Many Black families can afford homes but are stuck being renters because they lack access to credit, according to a new report released Monday by the real estate website Zillow.
The report found that monthly mortgage payments for many families would be lower than rent, even with mortgage rates at 22-year highs.
“Lack of credit access keeps people in a cycle of paying more in rent than they would pay each month for a mortgage on that same home,” Zillow senior economist Nicole Bachaud said in a statement. “Communities of color, particularly Black families, see this play out, keeping a path to economic stability and wealth generation locked.”
Credit inaccessibility is a legacy of now-illegal redlining practices dating back to the 1930s, when lenders first began using color-coded government maps to determine the loan worthiness of certain neighborhoods and denied loans to those they found too risky.
Access to safe ways of credit building are limited in Black neighborhoods, the report found, and rent payments often do not help build credit.

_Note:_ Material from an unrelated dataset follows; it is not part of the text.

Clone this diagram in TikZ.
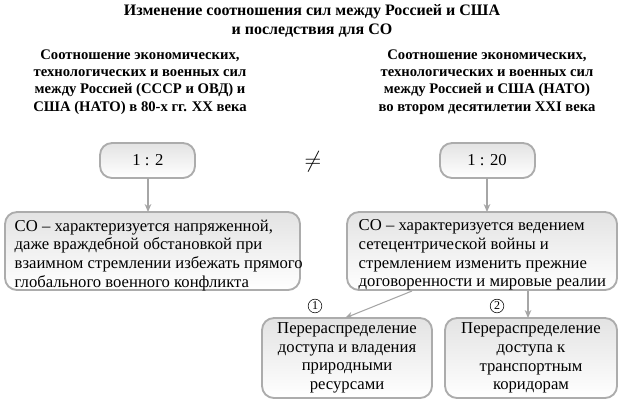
\documentclass[tikz,border=0pt]{standalone}
\usepackage{fontspec}
\setmainfont{Liberation Serif}
\usetikzlibrary{arrows.meta}
\begin{document}
\begin{tikzpicture}[x=0.75pt,y=-0.75pt,
 box/.style={draw=gray!65,line width=1.4pt,rounded corners=9pt,top color=gray!22,bottom color=white,inner sep=0pt},
 arr/.style={draw=gray!70,line width=0.8pt,-{Stealth[length=6pt,width=5pt]}},
 hd/.style={font=\bfseries\fontsize{11pt}{13pt}\selectfont,align=center},
 tx/.style={font=\fontsize{12.5pt}{14pt}\selectfont}]
\useasboundingbox (0,0) rectangle (624,404);
\node[hd,font=\bfseries\fontsize{12pt}{14pt}\selectfont] (t) at (312,21) {Изменение соотношения сил между Россией и США\\и последствия для СО};
\node[hd] (hl) at (140,82) {Соотношение экономических,\\технологических и военных сил\\между Россией (СССР и ОВД) и\\США (НАТО) в 80-х гг. XX века};
\node[hd] (hr) at (487,82) {Соотношение экономических,\\технологических и военных сил\\между Россией и США (НАТО)\\во втором десятилетии XXI века};
\draw[box] (100,143) rectangle (195,178); \node[tx] (a) at (148,160) {1 : 2};
\draw[box] (440,143) rectangle (535,178); \node[tx] (b) at (487,160) {1 : 20};
\node[font=\fontsize{18pt}{18pt}\selectfont] (ne) at (313,162) {$\neq$};
\draw[box] (5,212) rectangle (300,290);
\node[tx,align=left,anchor=north west] (l) at (10,215) {СО – характеризуется напряженной,\\даже враждебной обстановкой при\\взаимном стремлении избежать прямого\\глобального военного конфликта};
\draw[box] (347,212) rectangle (617,290);
\node[tx,align=left,anchor=north west] (r) at (354,215) {СО – характеризуется ведением\\сетецентрической войны и\\стремлением изменить прежние\\договоренности и мировые реалии};
\draw[box] (262,318) rectangle (432,398);
\node[tx,align=center] (p1) at (347,358) {Перераспределение\\доступа и владения\\природными\\ресурсами};
\draw[box] (445,318) rectangle (617,398);
\node[tx,align=center] (p2) at (531,358) {Перераспределение\\доступа к\\транспортным\\коридорам};
\coordinate (a1) at (148,178); \coordinate (a2) at (148,212);
\coordinate (b1) at (487,178); \coordinate (b2) at (487,212);
\coordinate (c1) at (412,291); \coordinate (c2) at (345,318);
\coordinate (d1) at (528,291); \coordinate (d2) at (528,318);
\draw[arr] (a1)--(a2); \draw[arr] (b1)--(b2);
\draw[arr] (c1)--(c2); \draw[arr] (d1)--(d2);
\node[draw,circle,inner sep=1pt,font=\fontsize{9pt}{9pt}\selectfont] (n1) at (315,306) {1};
\node[draw,circle,inner sep=1pt,font=\fontsize{9pt}{9pt}\selectfont] (n2) at (497,306) {2};
\end{tikzpicture}
\end{document}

Despite home prices being at near-record highs, the report found that a lack of access to credit was as much of a barrier to homeownership as unaffordability.
Areas that have less credit security also have lower rates of homeownership. The Zillow report found that credit-insecure census tracts were directly correlated to the areas with large Black populations as well as areas where rent costs more than a mortgage payment.
New Orleans ranked first for the largest gap between rental costs and mortgage payments. In New Orleans, where almost 57% of the population is Black, a median renter households spends 77.5% of income on rent, whereas a median household that owns a home spends 28.6%.
The report found that improving credit access is necessary to close the racial wealth gap that locks out families of color from having access to homeownership — one of the primary tools of wealth building. To address the issue, Zillow suggests policy changes, such as encouraging financial institutions to consider a track record of positive rent payments in credit scoring and improving down payment assistance programs.